Giunti a questo punto qualcuno si starà chiedendo cosa aspettarsi, concretamente, dall’ascolto di It’s Important… ebbene, immaginate un album in cui la base ritmica poggia quasi esclusivamente su complicatissimi fraseggi di basso, sommersi dagli assoli di chitarra (Tap That Bass, Devil Go), supportati in ogni sedicesimo da ritmi di batteria in cui neanche un colpo è lasciato al caso (Liquid, ma anche la più progressive Say Go) ed in cui si lascia anche spazio per l’interpretazione pura, quella che spessissimo si ritrova nei brani acustici, quella in cui i musicisti possono esprimersi tramite un’accurata selezione di note, quella in cui ogni vibrato ti emoziona e si distingue dal resto delle note contemporaneamente in esecuzione. Pensate ad un disco musicalmente e tecnicamente privo di difetti, un album che non ha assolutamente nessun punto debole se non quello di avere un termine.
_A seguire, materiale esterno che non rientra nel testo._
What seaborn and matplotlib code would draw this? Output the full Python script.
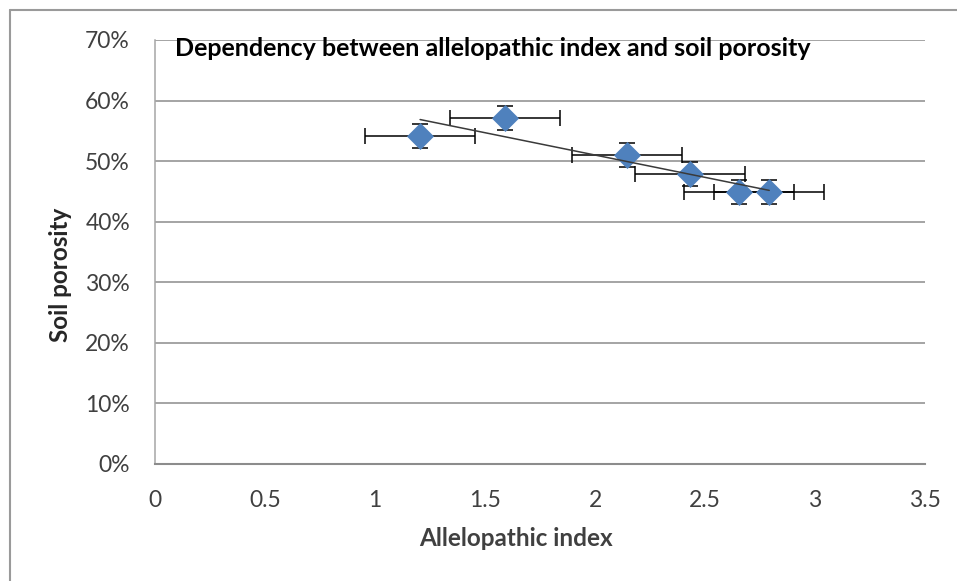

Sì, perchè l’ascolto vero del disco (quello fatto in totale assenza di altre attività, quindi non mentre si è alla guida della propria autovettura, tanto per intendersi) produce, finito l’album, l’effetto di nostalgia che è tipico solo ed esclusivamente dei grandi platter.
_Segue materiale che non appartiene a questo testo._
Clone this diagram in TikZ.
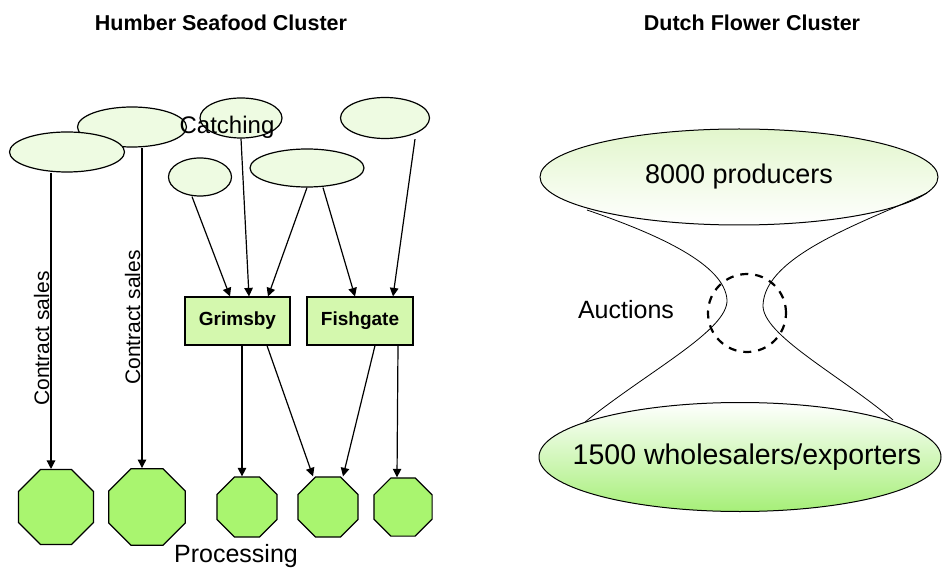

Non mi stupirei se qualcuno di voi avesse già ascoltato It’s Important, dato che il disco è uscito nel 2010. Mi stupirei piuttosto se i fan di musicisti come Greg Howe, Richie Kotzen ma volendo anche Stevie Wonder (di cui la mia mente riesce a scorgere l’influenza nello spettacolare brano intitolato Mr. Vester) non fossero quantomeno interessati all’ascolto del platter in discussione. Scelgo di catalogare il disco come “shred” in virtù dell’approccio esecutivo estremamente virtuoso che è linea comune agli strumentisti coinvolti ed a più o meno tutti i pezzi, ma di fatto la musica si rivolge a coloro che trovano nel funky, nella fusion, nel jazz e pure nel progressive una valvola di sfogo alla propria creatività. Non rientrate in queste categorie ed avete timore di trovarvi di fronte a qualcosa di troppo difficile per la vostra esperienza di ascoltatori? Io vi suggerirei comunque di provarci. It’s important!